According to sources close to the bishops’ conference, shortlists proposed by Spain’s apostolic nuncio, Archbishop Bernardito Auza, have been increasingly ignored in Rome, and the Vatican took an unusual step recently, by appointing a commission of bishops charged with helping the nuncio to develop episcopal shortlists.
Auza is considered theologically conservative and is believed to have influenced some major appointments in Spain, including the 2022 appointment of Argüello as archbishop of Valladolid.
But Rome’s commission of Spanish bishops, most of them close to Francis, reportedly came after several Auza shortlists and nominations for the Archdiocese of Madrid were rejected in Rome. According to local media, this commission is composed of Cardinal Omella of Barcelona, Cardinal Osoro, Cardinal Blásquez, Archbishop Vicente Jiménez Zamora and Bishop Luis Ángel de las Heras.

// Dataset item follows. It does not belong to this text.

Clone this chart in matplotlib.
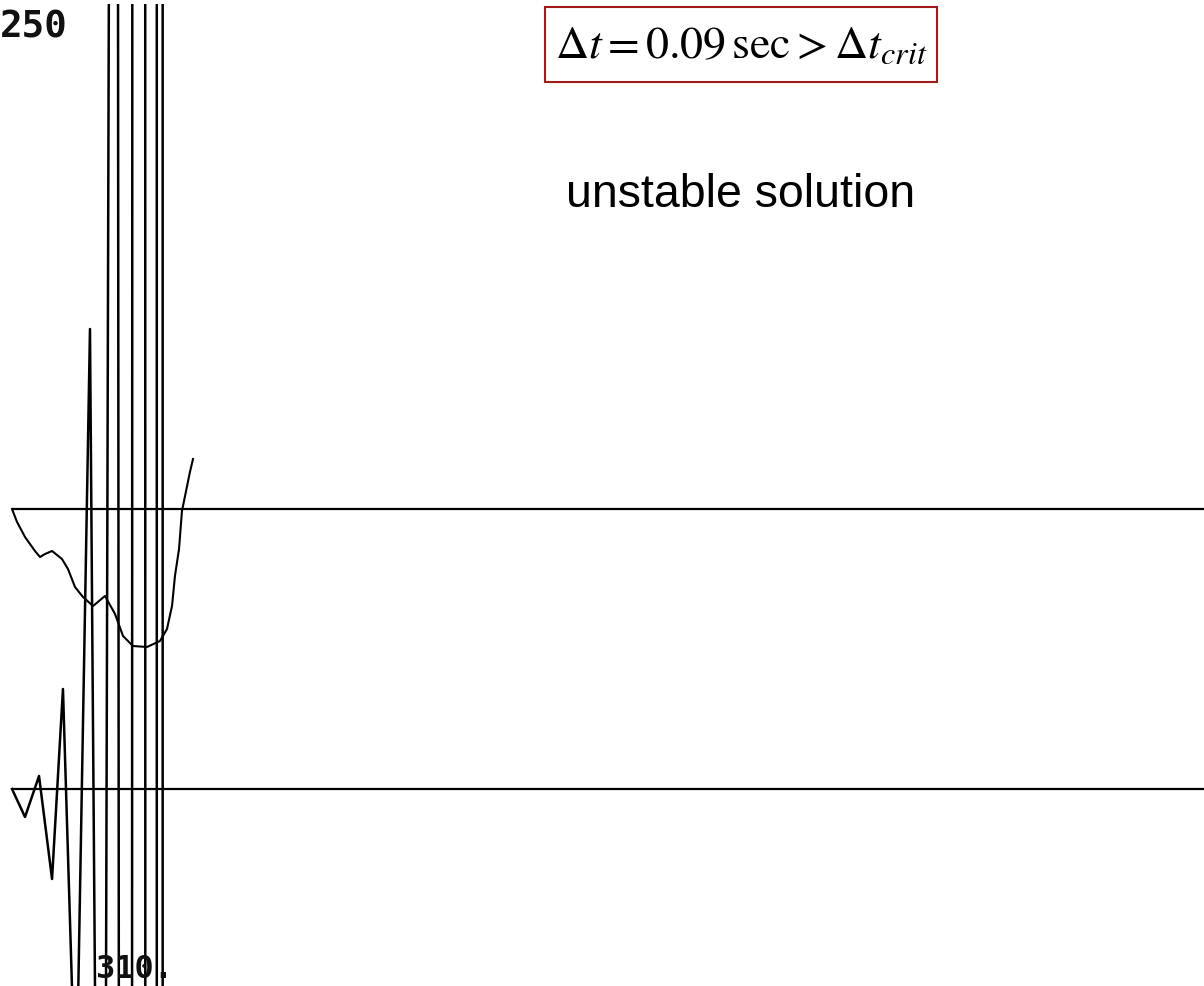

As it happens, Auza is close to completing five years as nuncio in Spain, and the appointment of a more progressive or moderate nuncio, could lead to an even more rapid change in the composition of the Spanish episcopate and greater internal tensions.
All this suggests that ecclesiastical politics in Spain could be full of tensions in the short and medium term, as the tandem formed by Archbishop Argüello and Cardinal Cobo has the delicate task of trying to keep together an increasingly theologically and pastorally divided Church, amid an increasingly hostile secular culture.